_TASK BRIEF_
Only the lines from the top of the listing below to the line that has "width=1.1, bottom=True, pad=4)" should be echoed, with both ends kept and pictures left out.

_STORED DATA_
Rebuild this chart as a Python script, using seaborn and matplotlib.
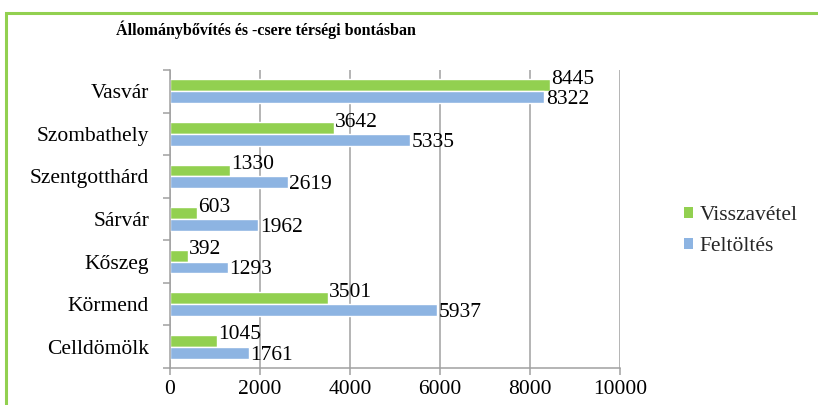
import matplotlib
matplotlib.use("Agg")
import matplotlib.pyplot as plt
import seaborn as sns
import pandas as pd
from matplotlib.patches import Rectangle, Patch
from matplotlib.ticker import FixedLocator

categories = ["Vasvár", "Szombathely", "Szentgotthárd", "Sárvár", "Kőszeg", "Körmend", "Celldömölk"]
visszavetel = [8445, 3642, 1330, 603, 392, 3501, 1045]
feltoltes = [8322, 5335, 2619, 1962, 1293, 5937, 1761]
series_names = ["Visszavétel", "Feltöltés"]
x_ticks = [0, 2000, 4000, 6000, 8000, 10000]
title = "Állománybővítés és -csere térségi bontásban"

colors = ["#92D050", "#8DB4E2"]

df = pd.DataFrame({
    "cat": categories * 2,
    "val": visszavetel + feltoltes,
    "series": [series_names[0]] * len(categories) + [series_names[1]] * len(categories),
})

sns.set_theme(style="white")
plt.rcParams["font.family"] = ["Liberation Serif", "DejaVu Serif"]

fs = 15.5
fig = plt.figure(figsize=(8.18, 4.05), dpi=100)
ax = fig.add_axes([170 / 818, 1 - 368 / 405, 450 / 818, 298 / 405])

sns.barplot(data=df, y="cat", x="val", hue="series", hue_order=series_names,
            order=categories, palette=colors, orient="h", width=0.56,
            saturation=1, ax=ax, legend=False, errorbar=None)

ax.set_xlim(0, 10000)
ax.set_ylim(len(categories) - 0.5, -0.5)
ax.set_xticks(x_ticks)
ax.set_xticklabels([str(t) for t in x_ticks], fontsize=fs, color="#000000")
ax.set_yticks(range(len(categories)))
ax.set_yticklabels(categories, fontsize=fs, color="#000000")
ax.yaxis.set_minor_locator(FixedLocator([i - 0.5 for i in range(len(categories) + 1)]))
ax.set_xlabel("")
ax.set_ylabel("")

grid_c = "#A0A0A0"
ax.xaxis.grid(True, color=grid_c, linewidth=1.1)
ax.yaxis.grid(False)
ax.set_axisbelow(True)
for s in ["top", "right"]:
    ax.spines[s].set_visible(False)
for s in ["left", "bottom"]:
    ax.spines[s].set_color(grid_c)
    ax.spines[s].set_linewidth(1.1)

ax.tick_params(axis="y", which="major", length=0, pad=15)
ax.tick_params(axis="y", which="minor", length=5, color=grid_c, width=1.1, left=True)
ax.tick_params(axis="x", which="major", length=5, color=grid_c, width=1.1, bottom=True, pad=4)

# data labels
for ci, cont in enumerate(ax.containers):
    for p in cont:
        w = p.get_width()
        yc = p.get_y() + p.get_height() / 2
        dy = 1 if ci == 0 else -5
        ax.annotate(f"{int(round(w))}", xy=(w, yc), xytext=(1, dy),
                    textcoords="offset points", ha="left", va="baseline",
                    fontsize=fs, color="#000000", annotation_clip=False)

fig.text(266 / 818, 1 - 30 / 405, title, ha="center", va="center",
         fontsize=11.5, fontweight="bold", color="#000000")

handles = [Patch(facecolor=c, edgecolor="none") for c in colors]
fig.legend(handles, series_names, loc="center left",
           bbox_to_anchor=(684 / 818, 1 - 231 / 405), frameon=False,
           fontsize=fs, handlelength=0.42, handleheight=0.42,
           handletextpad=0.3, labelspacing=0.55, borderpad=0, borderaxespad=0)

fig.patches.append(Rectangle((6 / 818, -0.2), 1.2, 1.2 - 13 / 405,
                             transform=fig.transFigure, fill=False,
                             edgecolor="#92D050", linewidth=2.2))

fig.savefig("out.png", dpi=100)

_TASK SOLUTION_
Rebuild this chart as a Python script, using seaborn and matplotlib.
import matplotlib
matplotlib.use("Agg")
import matplotlib.pyplot as plt
import seaborn as sns
import pandas as pd
from matplotlib.patches import Rectangle, Patch
from matplotlib.ticker import FixedLocator

categories = ["Vasvár", "Szombathely", "Szentgotthárd", "Sárvár", "Kőszeg", "Körmend", "Celldömölk"]
visszavetel = [8445, 3642, 1330, 603, 392, 3501, 1045]
feltoltes = [8322, 5335, 2619, 1962, 1293, 5937, 1761]
series_names = ["Visszavétel", "Feltöltés"]
x_ticks = [0, 2000, 4000, 6000, 8000, 10000]
title = "Állománybővítés és -csere térségi bontásban"

colors = ["#92D050", "#8DB4E2"]

df = pd.DataFrame({
    "cat": categories * 2,
    "val": visszavetel + feltoltes,
    "series": [series_names[0]] * len(categories) + [series_names[1]] * len(categories),
})

sns.set_theme(style="white")
plt.rcParams["font.family"] = ["Liberation Serif", "DejaVu Serif"]

fs = 15.5
fig = plt.figure(figsize=(8.18, 4.05), dpi=100)
ax = fig.add_axes([170 / 818, 1 - 368 / 405, 450 / 818, 298 / 405])

sns.barplot(data=df, y="cat", x="val", hue="series", hue_order=series_names,
            order=categories, palette=colors, orient="h", width=0.56,
            saturation=1, ax=ax, legend=False, errorbar=None)

ax.set_xlim(0, 10000)
ax.set_ylim(len(categories) - 0.5, -0.5)
ax.set_xticks(x_ticks)
ax.set_xticklabels([str(t) for t in x_ticks], fontsize=fs, color="#000000")
ax.set_yticks(range(len(categories)))
ax.set_yticklabels(categories, fontsize=fs, color="#000000")
ax.yaxis.set_minor_locator(FixedLocator([i - 0.5 for i in range(len(categories) + 1)]))
ax.set_xlabel("")
ax.set_ylabel("")

grid_c = "#A0A0A0"
ax.xaxis.grid(True, color=grid_c, linewidth=1.1)
ax.yaxis.grid(False)
ax.set_axisbelow(True)
for s in ["top", "right"]:
    ax.spines[s].set_visible(False)
for s in ["left", "bottom"]:
    ax.spines[s].set_color(grid_c)
    ax.spines[s].set_linewidth(1.1)

ax.tick_params(axis="y", which="major", length=0, pad=15)
ax.tick_params(axis="y", which="minor", length=5, color=grid_c, width=1.1, left=True)
ax.tick_params(axis="x", which="major", length=5, color=grid_c, width=1.1, bottom=True, pad=4)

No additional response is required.